The Mudcat Café TM
Thread #115003   Message #2466719
Posted By: The Sandman
15-Oct-08 - 06:07 PM
Thread Name: Studio 360 segment: right-wing folk
Subject: RE: Studio 360 segment: right-wing folk
Cecil James Sharp was born on the 22nd of November in 1859, in Denmark Hill, South London, the eldest boy in a family of nine. His father was a slate merchant in Tooley Street, near London Bridge, who had a taste for archaeology and was referred to lovingly by Sharp as 'The General'. His mother was of Welsh and Italian extraction.

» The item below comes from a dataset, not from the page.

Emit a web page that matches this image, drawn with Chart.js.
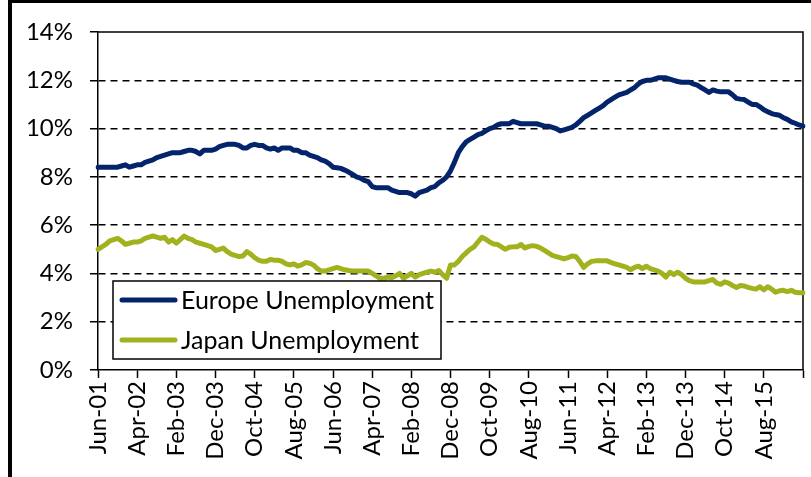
<!DOCTYPE html>
<html>
<head>
<meta charset="utf-8">
<script src="https://cdn.jsdelivr.net/npm/chart.js@4"></script>
<style>
  html, body { margin: 0; padding: 0; background: #fff; overflow: hidden; }
  #wrap { position: relative; width: 811px; height: 477px; }
  #wrap canvas { position: absolute; left: 0; top: 0; }
  #frame { position: absolute; left: 8px; top: -1px; width: 900px; height: 600px;
           border: 4px solid #000; box-sizing: border-box; pointer-events: none; }
</style>
</head>
<body>
<div id="wrap">
  <canvas id="chart" width="811" height="477"></canvas>
  <div id="frame"></div>
</div>
<script>
/* ---- data: monthly unemployment rate (%), Jun-01 .. Jun-16 ---- */
var START_YEAR = 2001, START_MONTH = 5;   // Jun 2001
var MONTH_NAMES = ['Jan', 'Feb', 'Mar', 'Apr', 'May', 'Jun', 'Jul', 'Aug', 'Sep', 'Oct', 'Nov', 'Dec'];
var TICK_EVERY = 10;

var europe = [
  8.4, 8.4, 8.4, 8.4, 8.4, 8.4, 8.45, 8.5, 8.4, 8.45,
  8.5, 8.5, 8.6, 8.65, 8.7, 8.8, 8.85, 8.9, 8.95, 9.0,
  9.0, 9.0, 9.05, 9.1, 9.1, 9.05, 8.95, 9.1, 9.1, 9.1,
  9.15, 9.25, 9.3, 9.35, 9.35, 9.35, 9.3, 9.2, 9.2, 9.3,
  9.35, 9.3, 9.3, 9.2, 9.15, 9.2, 9.1, 9.2, 9.2, 9.2,
  9.1, 9.1, 9.0, 9.0, 8.9, 8.85, 8.8, 8.7, 8.65, 8.55,
  8.4, 8.38, 8.35, 8.28, 8.2, 8.1, 8.0, 7.95, 7.85, 7.8,
  7.6, 7.55, 7.55, 7.55, 7.55, 7.45, 7.4, 7.35, 7.35, 7.35,
  7.3, 7.2, 7.35, 7.4, 7.45, 7.55, 7.6, 7.75, 7.85, 8.0,
  8.25, 8.6, 9.0, 9.25, 9.45, 9.55, 9.65, 9.75, 9.8, 9.9,
  10.0, 10.05, 10.15, 10.2, 10.2, 10.2, 10.3, 10.25, 10.2, 10.2,
  10.2, 10.2, 10.2, 10.15, 10.1, 10.1, 10.05, 10.0, 9.9, 9.95,
  10.0, 10.05, 10.15, 10.3, 10.45, 10.55, 10.65, 10.75, 10.85, 10.95,
  11.1, 11.2, 11.3, 11.4, 11.45, 11.5, 11.6, 11.7, 11.85, 11.95,
  12.0, 12.0, 12.05, 12.1, 12.1, 12.1, 12.05, 12.0, 11.95, 11.92,
  11.92, 11.92, 11.85, 11.8, 11.7, 11.6, 11.5, 11.6, 11.55, 11.52,
  11.52, 11.52, 11.4, 11.25, 11.22, 11.2, 11.1, 11.0, 11.0, 10.9,
  10.78, 10.7, 10.62, 10.58, 10.55, 10.45, 10.38, 10.28, 10.22, 10.15,
  10.1
];

var japan = [
  5.0, 5.1, 5.2, 5.35, 5.4, 5.45, 5.35, 5.2, 5.25, 5.3,
  5.3, 5.35, 5.45, 5.5, 5.55, 5.5, 5.45, 5.5, 5.3, 5.4,
  5.25, 5.4, 5.55, 5.45, 5.4, 5.3, 5.25, 5.2, 5.15, 5.1,
  4.95, 5.0, 5.05, 4.9, 4.8, 4.75, 4.7, 4.72, 4.9, 4.8,
  4.65, 4.55, 4.5, 4.5, 4.58, 4.55, 4.55, 4.5, 4.4, 4.35,
  4.4, 4.3, 4.35, 4.45, 4.42, 4.35, 4.2, 4.1, 4.1, 4.15,
  4.2, 4.25, 4.2, 4.15, 4.12, 4.1, 4.1, 4.1, 4.1, 4.1,
  4.0, 3.9, 3.8, 3.8, 3.85, 3.82, 3.9, 4.0, 3.8, 3.9,
  4.0, 3.85, 3.95, 4.0, 4.05, 4.1, 4.05, 4.12, 3.95, 3.8,
  4.35, 4.35, 4.5, 4.7, 4.85, 5.0, 5.1, 5.3, 5.5, 5.42,
  5.3, 5.22, 5.2, 5.1, 5.0, 5.08, 5.1, 5.1, 5.2, 5.05,
  5.12, 5.15, 5.12, 5.05, 4.95, 4.85, 4.75, 4.7, 4.65, 4.6,
  4.65, 4.72, 4.7, 4.5, 4.25, 4.4, 4.5, 4.52, 4.52, 4.52,
  4.52, 4.45, 4.4, 4.35, 4.3, 4.25, 4.15, 4.25, 4.3, 4.2,
  4.3, 4.2, 4.15, 4.1, 4.0, 3.85, 4.05, 3.95, 4.05, 3.95,
  3.8, 3.7, 3.65, 3.65, 3.65, 3.65, 3.7, 3.75, 3.6, 3.55,
  3.65, 3.6, 3.5, 3.42, 3.5, 3.48, 3.42, 3.38, 3.35, 3.45,
  3.32, 3.45, 3.35, 3.22, 3.28, 3.3, 3.25, 3.3, 3.22, 3.2,
  3.2
];

var seriesNames = ['Europe Unemployment', 'Japan Unemployment'];
var seriesColors = ['#03246a', '#a2b21f'];
var yTicks = [0, 2, 4, 6, 8, 10, 12, 14];

/* month labels 'Jun-01', 'Jul-01', ... one per data point */
var months = [];
for (var i = 0; i < europe.length; i++) {
  var m = START_MONTH + i;
  var yr = START_YEAR + Math.floor(m / 12);
  months.push(MONTH_NAMES[m % 12] + '-' + String(yr % 100).padStart(2, '0'));
}

var FONT = 'Lato, "Open Sans", sans-serif';

/* solid top / right edge of the plot area */
var plotFrame = {
  id: 'plotFrame',
  beforeDatasetsDraw: function (chart) {
    var a = chart.chartArea, ctx = chart.ctx;
    ctx.save();
    ctx.strokeStyle = '#000';
    ctx.lineWidth = 1.5;
    ctx.beginPath();
    ctx.moveTo(a.left, a.top);
    ctx.lineTo(a.right, a.top);
    ctx.lineTo(a.right, a.bottom);
    ctx.stroke();
    ctx.restore();
  }
};

/* boxed legend sitting inside the plot, lower left */
var boxLegend = {
  id: 'boxLegend',
  afterDraw: function (chart) {
    var a = chart.chartArea, ctx = chart.ctx;
    var x = a.left + 15, y = 281, w = 328, h = 78;
    ctx.save();
    ctx.fillStyle = '#fff';
    ctx.fillRect(x, y, w, h);
    ctx.strokeStyle = '#000';
    ctx.lineWidth = 1.5;
    ctx.strokeRect(x, y, w, h);
    chart.data.datasets.forEach(function (ds, k) {
      var ly = y + 19 + k * 40;
      ctx.strokeStyle = ds.borderColor;
      ctx.lineWidth = 5;
      ctx.lineCap = 'round';
      ctx.beginPath();
      ctx.moveTo(x + 9, ly);
      ctx.lineTo(x + 62, ly);
      ctx.stroke();
      ctx.fillStyle = '#000';
      ctx.font = '25px ' + FONT;
      ctx.textBaseline = 'middle';
      ctx.fillText(ds.label, x + 68, ly + 1);
    });
    ctx.restore();
  }
};

new Chart(document.getElementById('chart').getContext('2d'), {
  type: 'line',
  data: {
    labels: months,
    datasets: [
      { label: seriesNames[0], data: europe, borderColor: seriesColors[0], backgroundColor: seriesColors[0] },
      { label: seriesNames[1], data: japan, borderColor: seriesColors[1], backgroundColor: seriesColors[1] }
    ]
  },
  options: {
    responsive: false,
    animation: false,
    events: [],
    layout: { padding: { top: 32, right: 8, left: 0, bottom: 0 } },
    elements: {
      point: { radius: 0 },
      line: { borderWidth: 5, tension: 0, borderJoinStyle: 'round', borderCapStyle: 'round' }
    },
    plugins: { legend: { display: false }, tooltip: { enabled: false } },
    scales: {
      x: {
        type: 'category',
        offset: false,
        afterFit: function (s) { s.height = 107; s.paddingLeft = 0; s.paddingRight = 0; },
        border: { display: true, color: '#000', width: 1.5 },
        grid: {
          drawOnChartArea: false, drawTicks: true, tickLength: 8, tickWidth: 1.5,
          tickColor: function (c) { return c.index % TICK_EVERY === 0 ? '#000' : 'rgba(0,0,0,0)'; }
        },
        ticks: {
          autoSkip: false, minRotation: 90, maxRotation: 90, padding: 3,
          color: '#000', font: { family: FONT, size: 24 },
          callback: function (v, i) {
            return (i % TICK_EVERY === 0 && i < months.length - 1) ? months[i] : '';
          }
        }
      },
      y: {
        min: yTicks[0], max: yTicks[yTicks.length - 1],
        afterFit: function (s) { s.width = 98; s.paddingTop = 0; s.paddingBottom = 0; },
        afterBuildTicks: function (s) { s.ticks = yTicks.map(function (v) { return { value: v }; }); },
        border: { display: true, color: '#000', width: 1.5, dash: [7, 5] },
        grid: {
          drawTicks: true, tickLength: 8, tickWidth: 1.5, tickColor: '#000', lineWidth: 1.5,
          color: function (c) {
            var v = c.tick && c.tick.value;
            return (v === yTicks[0] || v === yTicks[yTicks.length - 1]) ? 'rgba(0,0,0,0)' : '#000';
          }
        },
        ticks: {
          padding: 17, color: '#000', font: { family: FONT, size: 24 },
          callback: function (v) { return v + '%'; }
        }
      }
    }
  },
  plugins: [plotFrame, boxLegend]
});
</script>
</body>
</html>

He was a nervous boy who was 'highly sensitive to noises'. Fortunately his parents were fond of Handel and Mozart. "An early and vivid recollection was the sound of a brass band in the street when he was in bed; in his ecstasy he wept" (Karpeles, 1933, p.4). When he was eight he was sent to a private boarding school in Brighton. At ten he went to Uppingham, the only British public school where music was taken seriously. He entered Cambridge in 1879 at the age of 20 to read mathematics, but mostly he played piano. At Cambridge he was much shaken by Charles Kingsley's Aalton Locke, which featured the Chartist rally of 10th April 1848, and was influenced by the Christian Socialists. It was here that he first met Charles Marson and George Bernard Shaw. He was later to become a member of the Fabians.
The Fabian Society is a British intellectual socialist movement, whose purpose is to advance the principles of Social democracy via gradualist and reformist, rather than revolutionary means.